» **Aim**:
Find the lines below that contain the string "seaborn". Copy each one.

** BEGIN **

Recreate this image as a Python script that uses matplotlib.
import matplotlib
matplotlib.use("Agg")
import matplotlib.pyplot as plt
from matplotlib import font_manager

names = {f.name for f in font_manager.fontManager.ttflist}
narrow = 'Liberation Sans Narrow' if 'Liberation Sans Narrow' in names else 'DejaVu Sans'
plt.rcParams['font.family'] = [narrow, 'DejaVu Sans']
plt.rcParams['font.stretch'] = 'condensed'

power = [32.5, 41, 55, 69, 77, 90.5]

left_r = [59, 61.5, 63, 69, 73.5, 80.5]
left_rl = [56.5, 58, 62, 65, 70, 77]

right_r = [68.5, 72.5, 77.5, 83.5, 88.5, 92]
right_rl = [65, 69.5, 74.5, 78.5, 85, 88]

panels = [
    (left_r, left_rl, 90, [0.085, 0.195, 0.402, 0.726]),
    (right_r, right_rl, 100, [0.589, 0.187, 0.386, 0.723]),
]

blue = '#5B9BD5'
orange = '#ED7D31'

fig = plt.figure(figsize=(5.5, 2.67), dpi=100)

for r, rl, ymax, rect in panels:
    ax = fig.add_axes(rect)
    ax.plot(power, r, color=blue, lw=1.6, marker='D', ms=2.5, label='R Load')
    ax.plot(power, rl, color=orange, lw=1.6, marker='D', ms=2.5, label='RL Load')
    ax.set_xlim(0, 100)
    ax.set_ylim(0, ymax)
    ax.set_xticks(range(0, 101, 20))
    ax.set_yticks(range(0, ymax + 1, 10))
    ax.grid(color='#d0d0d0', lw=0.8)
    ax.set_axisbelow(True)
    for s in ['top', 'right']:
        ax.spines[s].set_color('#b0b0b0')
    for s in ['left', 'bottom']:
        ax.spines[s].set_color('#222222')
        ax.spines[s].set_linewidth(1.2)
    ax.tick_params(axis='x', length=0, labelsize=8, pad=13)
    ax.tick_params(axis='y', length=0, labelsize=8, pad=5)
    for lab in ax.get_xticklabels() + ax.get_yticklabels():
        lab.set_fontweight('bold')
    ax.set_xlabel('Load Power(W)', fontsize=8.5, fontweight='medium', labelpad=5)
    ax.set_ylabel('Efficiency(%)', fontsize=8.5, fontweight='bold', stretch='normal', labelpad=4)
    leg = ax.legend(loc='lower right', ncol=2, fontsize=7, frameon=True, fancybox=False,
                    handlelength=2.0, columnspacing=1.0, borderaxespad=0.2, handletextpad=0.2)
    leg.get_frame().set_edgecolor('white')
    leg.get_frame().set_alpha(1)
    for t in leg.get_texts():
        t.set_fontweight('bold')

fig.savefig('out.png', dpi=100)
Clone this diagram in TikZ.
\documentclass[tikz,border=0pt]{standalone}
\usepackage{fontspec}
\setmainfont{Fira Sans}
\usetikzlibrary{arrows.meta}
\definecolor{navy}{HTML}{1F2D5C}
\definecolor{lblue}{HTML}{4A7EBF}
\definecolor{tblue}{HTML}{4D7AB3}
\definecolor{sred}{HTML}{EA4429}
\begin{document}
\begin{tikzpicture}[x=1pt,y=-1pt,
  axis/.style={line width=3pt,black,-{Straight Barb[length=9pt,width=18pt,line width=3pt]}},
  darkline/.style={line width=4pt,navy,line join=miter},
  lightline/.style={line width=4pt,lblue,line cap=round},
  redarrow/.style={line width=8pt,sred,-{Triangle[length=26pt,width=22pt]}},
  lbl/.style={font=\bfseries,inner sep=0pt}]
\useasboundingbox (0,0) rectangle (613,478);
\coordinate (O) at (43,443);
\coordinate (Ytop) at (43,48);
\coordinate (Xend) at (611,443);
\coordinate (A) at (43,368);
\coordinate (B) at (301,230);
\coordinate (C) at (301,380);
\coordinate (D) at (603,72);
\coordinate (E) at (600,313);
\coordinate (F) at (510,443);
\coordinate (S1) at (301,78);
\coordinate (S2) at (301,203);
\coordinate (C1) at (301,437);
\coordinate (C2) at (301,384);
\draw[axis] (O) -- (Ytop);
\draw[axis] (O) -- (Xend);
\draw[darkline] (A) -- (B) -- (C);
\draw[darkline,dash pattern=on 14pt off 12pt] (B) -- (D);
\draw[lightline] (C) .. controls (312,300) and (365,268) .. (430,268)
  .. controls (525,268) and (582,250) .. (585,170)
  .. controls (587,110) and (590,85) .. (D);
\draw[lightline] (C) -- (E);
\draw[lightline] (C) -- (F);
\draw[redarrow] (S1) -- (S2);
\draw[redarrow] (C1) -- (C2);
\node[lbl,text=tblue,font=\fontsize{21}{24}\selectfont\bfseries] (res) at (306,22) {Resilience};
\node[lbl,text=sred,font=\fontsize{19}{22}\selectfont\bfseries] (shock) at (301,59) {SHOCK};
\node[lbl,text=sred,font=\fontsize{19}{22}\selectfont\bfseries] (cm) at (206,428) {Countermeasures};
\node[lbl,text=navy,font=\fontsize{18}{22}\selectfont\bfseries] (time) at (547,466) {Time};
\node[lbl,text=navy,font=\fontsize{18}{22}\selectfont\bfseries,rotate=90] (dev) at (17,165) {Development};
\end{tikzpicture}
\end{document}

** END **
** BEGIN **

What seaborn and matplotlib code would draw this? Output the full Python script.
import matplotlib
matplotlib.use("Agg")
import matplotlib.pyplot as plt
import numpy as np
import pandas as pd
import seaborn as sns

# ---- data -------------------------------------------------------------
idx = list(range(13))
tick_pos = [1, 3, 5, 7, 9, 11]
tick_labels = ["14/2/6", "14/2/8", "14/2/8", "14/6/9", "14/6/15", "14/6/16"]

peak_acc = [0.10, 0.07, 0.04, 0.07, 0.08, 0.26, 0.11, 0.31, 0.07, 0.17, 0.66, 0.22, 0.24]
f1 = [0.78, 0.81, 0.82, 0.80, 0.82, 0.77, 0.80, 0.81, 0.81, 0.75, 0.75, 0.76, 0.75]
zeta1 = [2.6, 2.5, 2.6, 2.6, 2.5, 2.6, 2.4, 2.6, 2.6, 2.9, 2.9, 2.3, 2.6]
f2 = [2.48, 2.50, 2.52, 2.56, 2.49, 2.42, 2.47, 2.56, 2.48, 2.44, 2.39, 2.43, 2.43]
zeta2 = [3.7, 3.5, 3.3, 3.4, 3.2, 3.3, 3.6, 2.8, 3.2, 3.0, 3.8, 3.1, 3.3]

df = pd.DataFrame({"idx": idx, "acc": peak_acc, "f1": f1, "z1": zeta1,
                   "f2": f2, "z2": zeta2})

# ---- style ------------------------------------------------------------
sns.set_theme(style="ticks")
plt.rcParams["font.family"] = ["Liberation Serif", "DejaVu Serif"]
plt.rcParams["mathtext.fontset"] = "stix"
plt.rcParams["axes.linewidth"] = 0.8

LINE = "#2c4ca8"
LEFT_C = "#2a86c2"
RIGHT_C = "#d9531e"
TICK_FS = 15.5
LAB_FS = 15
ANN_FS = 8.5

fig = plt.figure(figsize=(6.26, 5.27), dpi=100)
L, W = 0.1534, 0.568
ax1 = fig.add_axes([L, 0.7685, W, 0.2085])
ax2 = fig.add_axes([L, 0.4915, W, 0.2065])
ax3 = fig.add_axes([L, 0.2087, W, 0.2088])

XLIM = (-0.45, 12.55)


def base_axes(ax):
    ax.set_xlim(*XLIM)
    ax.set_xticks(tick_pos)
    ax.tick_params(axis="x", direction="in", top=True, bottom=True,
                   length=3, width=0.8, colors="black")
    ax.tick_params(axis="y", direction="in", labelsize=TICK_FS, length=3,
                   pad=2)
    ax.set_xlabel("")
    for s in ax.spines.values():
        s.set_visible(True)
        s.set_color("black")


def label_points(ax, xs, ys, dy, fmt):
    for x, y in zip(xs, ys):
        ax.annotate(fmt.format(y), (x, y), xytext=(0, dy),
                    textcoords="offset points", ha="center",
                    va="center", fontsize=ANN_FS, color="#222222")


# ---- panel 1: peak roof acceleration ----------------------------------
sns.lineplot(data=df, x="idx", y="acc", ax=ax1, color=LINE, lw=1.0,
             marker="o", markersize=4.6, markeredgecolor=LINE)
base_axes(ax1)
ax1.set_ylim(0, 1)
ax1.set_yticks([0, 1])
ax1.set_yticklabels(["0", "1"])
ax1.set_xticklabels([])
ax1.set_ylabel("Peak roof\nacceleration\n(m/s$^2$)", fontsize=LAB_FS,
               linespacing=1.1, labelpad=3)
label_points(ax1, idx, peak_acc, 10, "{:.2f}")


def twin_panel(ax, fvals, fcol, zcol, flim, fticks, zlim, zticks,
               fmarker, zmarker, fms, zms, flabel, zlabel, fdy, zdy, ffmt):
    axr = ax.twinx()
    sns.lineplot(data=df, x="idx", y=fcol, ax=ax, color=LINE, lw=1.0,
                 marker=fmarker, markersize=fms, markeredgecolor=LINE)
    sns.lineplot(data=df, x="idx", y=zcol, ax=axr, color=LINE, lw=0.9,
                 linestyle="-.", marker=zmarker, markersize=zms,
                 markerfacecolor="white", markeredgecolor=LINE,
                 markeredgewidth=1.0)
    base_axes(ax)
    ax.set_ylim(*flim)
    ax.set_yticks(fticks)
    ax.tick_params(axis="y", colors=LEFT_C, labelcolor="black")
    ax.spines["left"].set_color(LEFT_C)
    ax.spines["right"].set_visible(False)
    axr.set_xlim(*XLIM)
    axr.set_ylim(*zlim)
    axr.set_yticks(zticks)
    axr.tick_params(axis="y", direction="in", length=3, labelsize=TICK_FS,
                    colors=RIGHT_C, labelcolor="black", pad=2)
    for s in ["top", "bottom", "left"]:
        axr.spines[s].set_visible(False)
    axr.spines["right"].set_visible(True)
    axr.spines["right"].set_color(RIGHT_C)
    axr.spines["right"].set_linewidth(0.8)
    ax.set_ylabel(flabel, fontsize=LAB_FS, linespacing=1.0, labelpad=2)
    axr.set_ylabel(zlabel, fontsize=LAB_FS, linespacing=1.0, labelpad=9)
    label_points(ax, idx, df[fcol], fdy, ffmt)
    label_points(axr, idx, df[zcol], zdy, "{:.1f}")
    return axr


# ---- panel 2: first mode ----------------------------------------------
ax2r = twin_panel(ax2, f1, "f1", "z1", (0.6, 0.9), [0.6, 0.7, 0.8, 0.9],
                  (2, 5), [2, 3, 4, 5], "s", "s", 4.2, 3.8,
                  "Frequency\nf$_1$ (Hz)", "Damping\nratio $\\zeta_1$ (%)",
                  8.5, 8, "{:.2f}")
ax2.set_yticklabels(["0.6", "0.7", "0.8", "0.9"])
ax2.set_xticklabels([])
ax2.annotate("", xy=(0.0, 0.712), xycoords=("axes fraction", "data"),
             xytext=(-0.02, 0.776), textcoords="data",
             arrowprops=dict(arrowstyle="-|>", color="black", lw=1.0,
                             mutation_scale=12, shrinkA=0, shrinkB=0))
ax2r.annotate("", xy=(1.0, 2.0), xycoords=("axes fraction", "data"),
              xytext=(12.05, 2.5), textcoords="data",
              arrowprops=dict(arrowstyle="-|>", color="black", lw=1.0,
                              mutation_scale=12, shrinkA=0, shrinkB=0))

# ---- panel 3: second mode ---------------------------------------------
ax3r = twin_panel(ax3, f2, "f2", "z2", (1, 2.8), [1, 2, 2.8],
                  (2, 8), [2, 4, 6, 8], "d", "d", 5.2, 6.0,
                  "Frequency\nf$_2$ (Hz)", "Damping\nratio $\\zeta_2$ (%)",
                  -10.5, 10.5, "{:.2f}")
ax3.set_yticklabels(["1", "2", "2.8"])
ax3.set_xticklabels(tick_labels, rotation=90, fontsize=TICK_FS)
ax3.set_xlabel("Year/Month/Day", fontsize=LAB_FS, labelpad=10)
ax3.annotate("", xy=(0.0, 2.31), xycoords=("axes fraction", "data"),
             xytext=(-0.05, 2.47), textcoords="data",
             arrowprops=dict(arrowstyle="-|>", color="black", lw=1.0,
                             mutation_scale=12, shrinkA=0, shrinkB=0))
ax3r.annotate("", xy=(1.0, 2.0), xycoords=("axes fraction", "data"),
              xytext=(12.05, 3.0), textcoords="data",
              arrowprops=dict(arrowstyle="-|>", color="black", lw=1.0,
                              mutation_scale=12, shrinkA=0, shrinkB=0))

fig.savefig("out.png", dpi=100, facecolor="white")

** END **

» **Task answer**:
What seaborn and matplotlib code would draw this? Output the full Python script.
import seaborn as sns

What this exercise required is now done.